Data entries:
%%

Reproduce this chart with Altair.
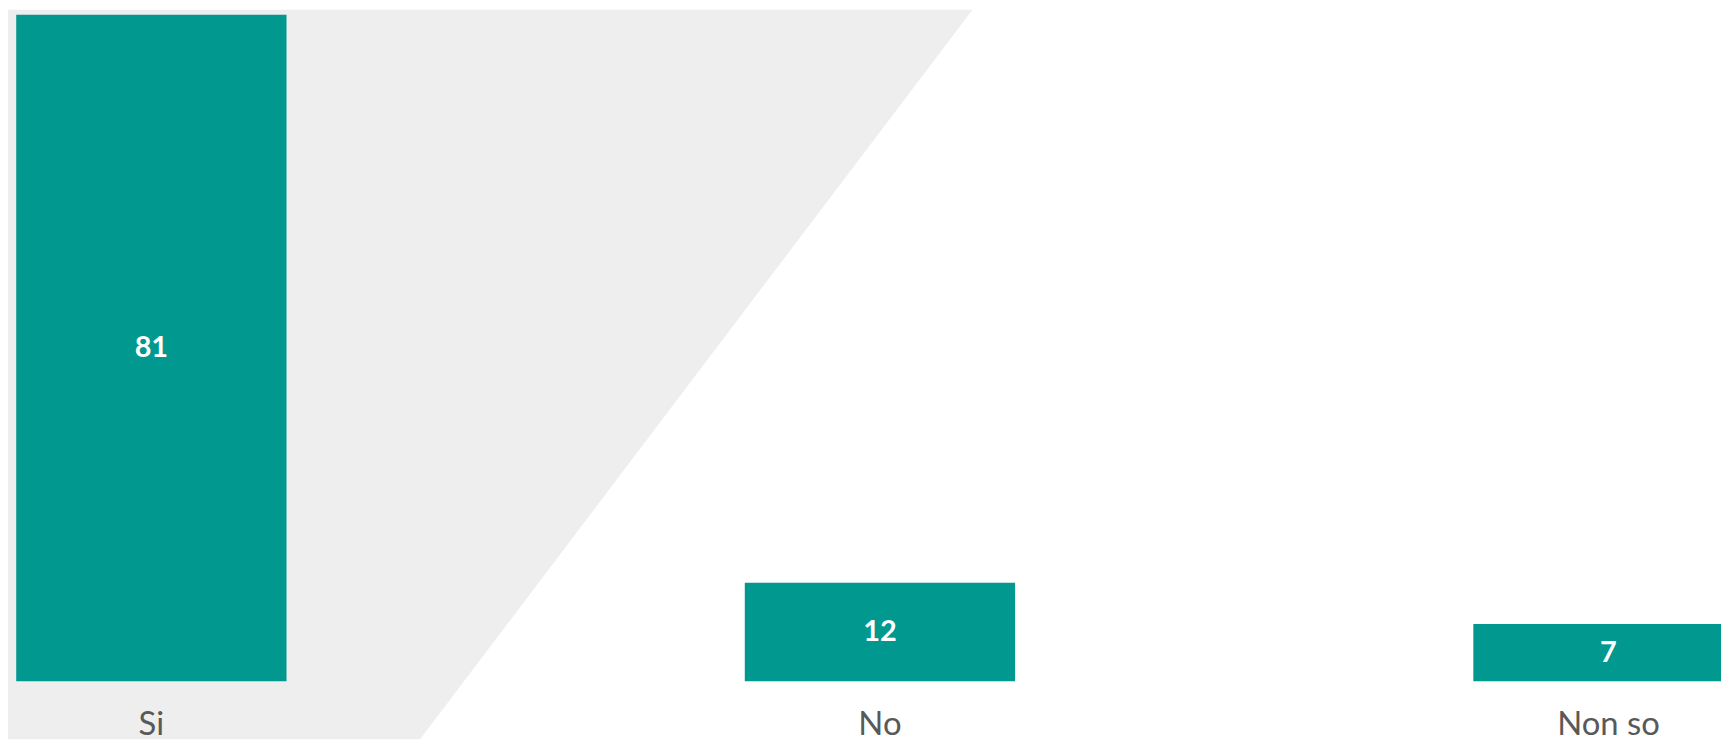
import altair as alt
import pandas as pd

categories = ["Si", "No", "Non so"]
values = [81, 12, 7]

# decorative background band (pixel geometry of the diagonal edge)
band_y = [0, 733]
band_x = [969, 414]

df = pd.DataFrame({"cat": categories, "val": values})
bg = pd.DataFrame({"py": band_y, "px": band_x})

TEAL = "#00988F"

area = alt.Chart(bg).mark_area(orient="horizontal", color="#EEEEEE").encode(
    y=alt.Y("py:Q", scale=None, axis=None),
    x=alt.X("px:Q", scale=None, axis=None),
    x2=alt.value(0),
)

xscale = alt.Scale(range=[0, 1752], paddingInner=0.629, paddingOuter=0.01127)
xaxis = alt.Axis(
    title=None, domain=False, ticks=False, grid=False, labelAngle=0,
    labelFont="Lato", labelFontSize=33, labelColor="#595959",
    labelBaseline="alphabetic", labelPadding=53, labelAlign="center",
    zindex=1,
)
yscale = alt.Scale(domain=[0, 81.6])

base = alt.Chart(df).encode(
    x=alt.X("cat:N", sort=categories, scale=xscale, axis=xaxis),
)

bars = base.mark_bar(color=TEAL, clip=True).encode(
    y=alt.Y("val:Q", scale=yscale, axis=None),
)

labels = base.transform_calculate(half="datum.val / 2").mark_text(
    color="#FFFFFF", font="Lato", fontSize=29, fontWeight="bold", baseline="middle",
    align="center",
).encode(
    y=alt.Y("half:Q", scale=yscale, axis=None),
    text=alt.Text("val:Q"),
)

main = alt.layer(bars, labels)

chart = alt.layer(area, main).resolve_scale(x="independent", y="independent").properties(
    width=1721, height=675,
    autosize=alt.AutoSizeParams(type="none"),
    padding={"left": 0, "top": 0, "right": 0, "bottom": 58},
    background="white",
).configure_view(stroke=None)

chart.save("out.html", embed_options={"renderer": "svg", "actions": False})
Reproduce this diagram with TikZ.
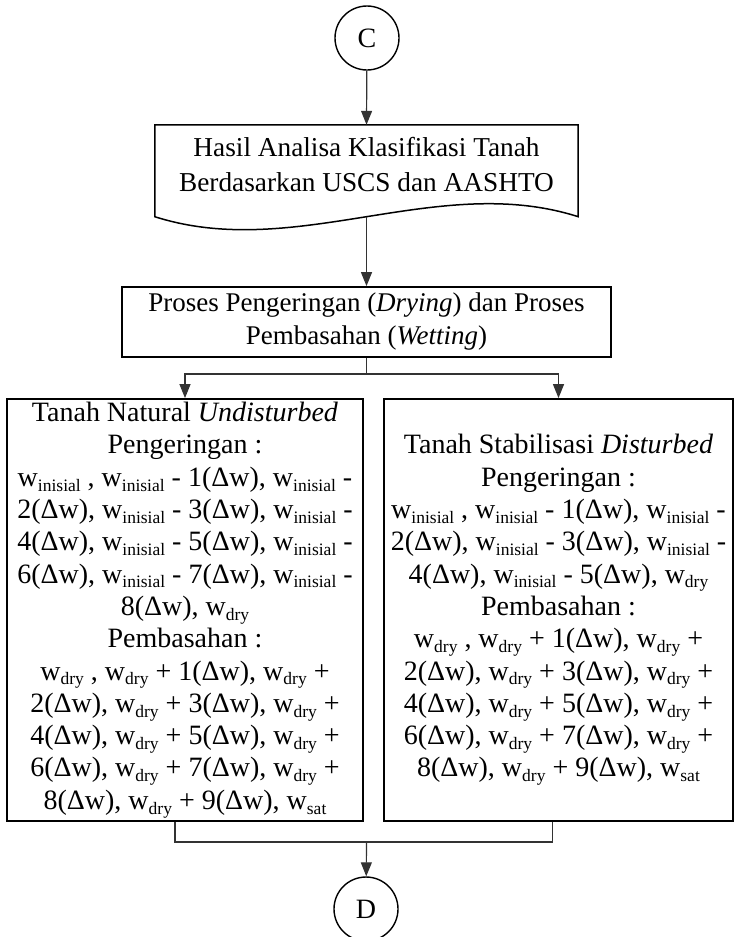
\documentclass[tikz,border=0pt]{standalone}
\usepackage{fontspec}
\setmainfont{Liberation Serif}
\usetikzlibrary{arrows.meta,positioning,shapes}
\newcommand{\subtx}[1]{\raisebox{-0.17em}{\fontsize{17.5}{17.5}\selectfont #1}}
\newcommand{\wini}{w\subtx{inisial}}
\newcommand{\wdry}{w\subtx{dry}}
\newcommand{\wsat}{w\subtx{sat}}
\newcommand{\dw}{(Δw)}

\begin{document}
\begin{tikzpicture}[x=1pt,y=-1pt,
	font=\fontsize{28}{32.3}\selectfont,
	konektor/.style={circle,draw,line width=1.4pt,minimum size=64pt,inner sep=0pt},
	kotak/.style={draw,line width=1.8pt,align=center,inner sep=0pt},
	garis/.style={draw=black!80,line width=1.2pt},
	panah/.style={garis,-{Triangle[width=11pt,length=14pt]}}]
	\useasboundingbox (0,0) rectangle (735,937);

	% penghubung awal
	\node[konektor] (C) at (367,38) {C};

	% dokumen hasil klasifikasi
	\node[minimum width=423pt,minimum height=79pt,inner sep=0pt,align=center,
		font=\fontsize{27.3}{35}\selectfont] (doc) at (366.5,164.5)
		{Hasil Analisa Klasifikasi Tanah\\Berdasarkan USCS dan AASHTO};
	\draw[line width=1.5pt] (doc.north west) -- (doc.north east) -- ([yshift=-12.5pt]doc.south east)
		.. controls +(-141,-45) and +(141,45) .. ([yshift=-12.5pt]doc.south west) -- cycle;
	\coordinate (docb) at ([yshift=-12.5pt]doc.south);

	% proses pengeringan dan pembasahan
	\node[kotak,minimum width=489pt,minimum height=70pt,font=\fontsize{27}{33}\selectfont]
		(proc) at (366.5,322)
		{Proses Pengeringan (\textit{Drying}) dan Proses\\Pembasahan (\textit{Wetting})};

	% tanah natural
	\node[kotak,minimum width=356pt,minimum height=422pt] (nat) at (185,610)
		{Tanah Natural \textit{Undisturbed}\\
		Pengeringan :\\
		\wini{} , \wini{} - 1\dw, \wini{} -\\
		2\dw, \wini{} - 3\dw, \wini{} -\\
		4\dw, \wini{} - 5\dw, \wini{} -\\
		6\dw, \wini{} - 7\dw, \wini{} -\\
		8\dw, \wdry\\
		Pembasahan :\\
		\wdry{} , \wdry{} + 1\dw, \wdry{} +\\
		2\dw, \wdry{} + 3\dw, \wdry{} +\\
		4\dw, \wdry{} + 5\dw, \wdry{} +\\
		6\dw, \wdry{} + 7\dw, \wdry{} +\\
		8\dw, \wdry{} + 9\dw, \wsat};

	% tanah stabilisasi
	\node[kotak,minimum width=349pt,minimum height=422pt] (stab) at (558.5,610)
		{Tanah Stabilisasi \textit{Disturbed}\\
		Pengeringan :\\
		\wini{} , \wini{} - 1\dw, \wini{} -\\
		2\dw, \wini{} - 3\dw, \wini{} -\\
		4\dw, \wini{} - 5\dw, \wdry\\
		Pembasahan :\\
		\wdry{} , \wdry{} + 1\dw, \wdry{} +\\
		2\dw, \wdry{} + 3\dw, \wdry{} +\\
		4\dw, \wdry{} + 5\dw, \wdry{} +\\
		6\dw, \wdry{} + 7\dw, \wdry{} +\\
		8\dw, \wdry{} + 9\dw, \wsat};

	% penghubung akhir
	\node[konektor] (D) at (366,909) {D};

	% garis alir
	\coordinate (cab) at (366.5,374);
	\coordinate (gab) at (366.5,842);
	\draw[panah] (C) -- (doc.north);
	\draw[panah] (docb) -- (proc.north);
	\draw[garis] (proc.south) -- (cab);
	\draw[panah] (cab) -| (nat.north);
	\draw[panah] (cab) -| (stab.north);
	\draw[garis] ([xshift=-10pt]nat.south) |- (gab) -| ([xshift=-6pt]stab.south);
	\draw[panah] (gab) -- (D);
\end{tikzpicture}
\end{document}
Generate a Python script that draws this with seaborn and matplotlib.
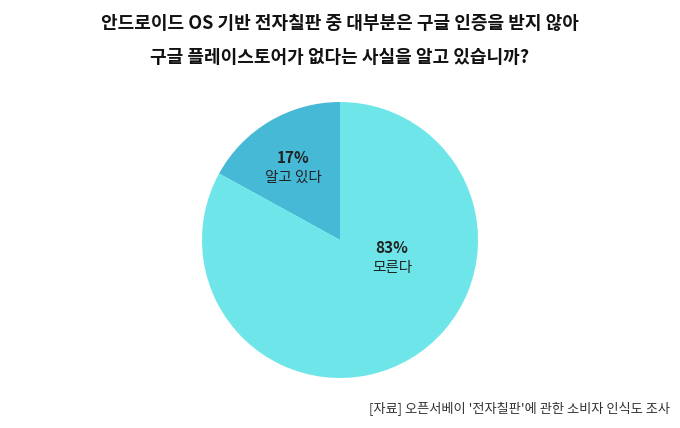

%%

Task requirements: Check each line above for the word "with", and copy the lines where it appears.

Response for this exercise:
Reproduce this chart with Altair.
Reproduce this diagram with TikZ.
Generate a Python script that draws this with seaborn and matplotlib.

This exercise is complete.